_Requirements_
Pull out every line from the listing that has the word "seaborn".

_Recorded data_
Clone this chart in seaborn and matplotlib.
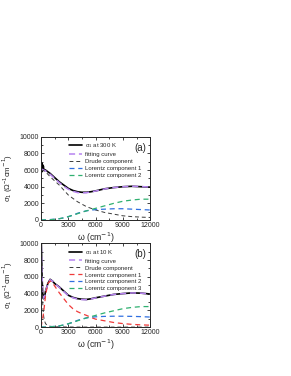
import numpy as np
import pandas as pd
import matplotlib
matplotlib.use("Agg")
import matplotlib.pyplot as plt
from matplotlib.ticker import MultipleLocator
import seaborn as sns

# ---- panel (a): 300 K ----
w_a = [0, 50, 100, 150, 200, 250, 300, 500, 1000, 1500, 2000, 2500, 3000, 3500, 4000,
       4500, 5000, 5500, 6000, 7000, 8000, 9000, 10000, 11000, 12000]
sigma_300 = [6000, 6900, 5800, 6700, 6000, 6500, 6100, 6000, 5600, 5100, 4600, 4200, 3800,
             3550, 3400, 3330, 3330, 3400, 3500, 3750, 3900, 4000, 4050, 4000, 3950]
fit_300 = [6100, 6100, 6100, 6050, 6050, 6000, 6000, 5900, 5500, 5000, 4500, 4050, 3700,
           3450, 3300, 3250, 3280, 3380, 3480, 3730, 3900, 4000, 4060, 4020, 3960]
drude_300 = [6000, 6000, 5990, 5980, 5960, 5940, 5900, 5800, 5200, 4700, 4200, 3600, 3000,
             2600, 2200, 1900, 1600, 1400, 1200, 900, 700, 500, 400, 340, 300]
lor1_300 = [0, 0, 0, 0, 0, 5, 5, 10, 50, 90, 150, 250, 400, 580, 800, 960, 1100, 1180,
            1250, 1300, 1350, 1350, 1300, 1250, 1200]
lor2_300 = [0, 0, 0, 0, 0, 0, 0, 5, 30, 80, 150, 260, 400, 570, 750, 930, 1100, 1250,
            1400, 1700, 2000, 2250, 2400, 2500, 2500]

# ---- panel (b): 10 K ----
w_b = [0, 50, 100, 150, 200, 250, 300, 400, 500, 750, 1000, 1250, 1500, 2000, 2500, 3000,
       3500, 4000, 4500, 5000, 5500, 6000, 7000, 8000, 9000, 10000, 11000, 12000]
sigma_10 = [12000, 9000, 6500, 4800, 3800, 3400, 3400, 3700, 4300, 5200, 5700, 5500, 5200,
            4800, 4300, 3800, 3550, 3400, 3330, 3300, 3380, 3500, 3700, 3900, 4000, 4080,
            4050, 3950]
fit_10 = [12000, 9000, 6600, 4900, 3900, 3500, 3450, 3700, 4250, 5150, 5650, 5500, 5200,
          4750, 4250, 3750, 3500, 3350, 3280, 3270, 3350, 3480, 3700, 3900, 4000, 4080,
          4050, 3950]
drude_10 = [12000, 9000, 6000, 4000, 2500, 1700, 1200, 700, 400, 200, 100, 70, 50, 30, 20,
            15, 10, 8, 6, 5, 5, 4, 3, 3, 2, 2, 2, 2]
lor1_10 = [0, 300, 600, 900, 1200, 1500, 1900, 2800, 3800, 5200, 5500, 5300, 4900, 4100,
           3400, 2700, 2200, 1850, 1600, 1400, 1150, 950, 750, 550, 420, 330, 270, 230]
lor2_10 = [0, 0, 0, 0, 0, 0, 0, 0, 10, 20, 50, 70, 90, 150, 250, 400, 580, 800, 960, 1100,
           1180, 1230, 1280, 1300, 1300, 1280, 1250, 1200]
lor3_10 = [0, 0, 0, 0, 0, 0, 0, 0, 5, 15, 30, 50, 80, 150, 260, 400, 570, 750, 930, 1100,
           1250, 1400, 1700, 1950, 2200, 2350, 2450, 2450]

sns.set_style("ticks")
plt.rcParams['font.family'] = ['Liberation Sans', 'DejaVu Sans']
plt.rcParams['mathtext.fontset'] = 'dejavusans'

fig = plt.figure(figsize=(2.91, 3.76), dpi=100)
ax_a = fig.add_axes([0.141, 0.415, 0.375, 0.221])
ax_b = fig.add_axes([0.141, 0.130, 0.375, 0.223])

violet = "#b784f0"
gray = "#3a3a3a"
blue = "#2f6fe0"
green = "#2fb070"
red = "#f03a3a"


def draw(ax, w, curves, tag):
    for y, label, color, lw, ls in curves:
        df = pd.DataFrame({"w": w, "s": y})
        sns.lineplot(data=df, x="w", y="s", ax=ax, color=color, lw=lw,
                     linestyle=ls, label=label, estimator=None, sort=False)
    ax.set_xlim(0, 12000)
    ax.set_ylim(0, 10000)
    ax.xaxis.set_major_locator(MultipleLocator(3000))
    ax.xaxis.set_minor_locator(MultipleLocator(1500))
    ax.yaxis.set_major_locator(MultipleLocator(2000))
    ax.yaxis.set_minor_locator(MultipleLocator(1000))
    ax.tick_params(which="both", direction="in", top=True, right=True,
                   labelsize=5, width=0.6, pad=1.5)
    ax.tick_params(which="major", length=2.5)
    ax.tick_params(which="minor", length=1.5)
    for sp in ax.spines.values():
        sp.set_linewidth(0.7)
    ax.set_xlabel(r"$\mathregular{\omega}$ (cm$^{-1}$)", fontsize=6.3, labelpad=1)
    ax.set_ylabel(r"$\mathregular{\sigma_1}$ ($\mathregular{\Omega^{-1}}$cm$^{-1}$)",
                  fontsize=5.6, labelpad=3)
    ax.legend(loc="upper left", bbox_to_anchor=(0.22, 0.99), frameon=False,
              fontsize=4.3, handlelength=2.2, handletextpad=0.5,
              labelspacing=0.3, borderaxespad=0.2)
    ax.text(0.96, 0.93, tag, transform=ax.transAxes, ha="right", va="top",
            fontsize=7)


draw(ax_a, w_a, [
    (sigma_300, r"$\mathregular{\sigma_1}$ at 300 K", "black", 1.2, "-"),
    (fit_300, "fitting curve", violet, 1.1, (0, (4, 2.5))),
    (drude_300, "Drude component", gray, 0.7, (0, (4, 3))),
    (lor1_300, "Lorentz component 1", blue, 0.9, (0, (4, 3))),
    (lor2_300, "Lorentz component 2", green, 0.9, (0, (4, 3))),
], "(a)")

draw(ax_b, w_b, [
    (sigma_10, r"$\mathregular{\sigma_1}$ at 10 K", "black", 1.2, "-"),
    (fit_10, "fitting curve", violet, 1.1, (0, (4, 2.5))),
    (drude_10, "Drude component", gray, 0.7, (0, (4, 3))),
    (lor1_10, "Lorentz component 1", red, 0.9, (0, (4, 3))),
    (lor2_10, "Lorentz component 2", blue, 0.9, (0, (4, 3))),
    (lor3_10, "Lorentz component 3", green, 0.9, (0, (4, 3))),
], "(b)")

fig.savefig("out.png", dpi=100)
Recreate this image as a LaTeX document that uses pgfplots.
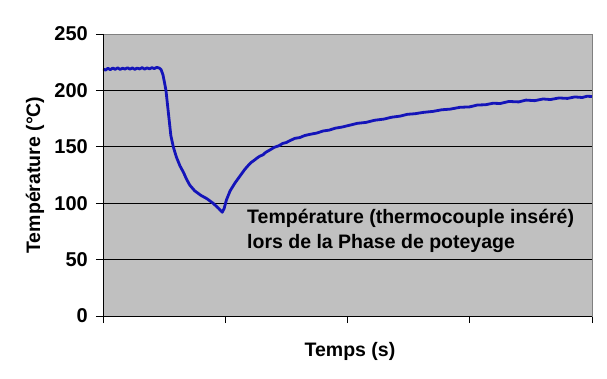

_The response_
Clone this chart in seaborn and matplotlib.
import seaborn as sns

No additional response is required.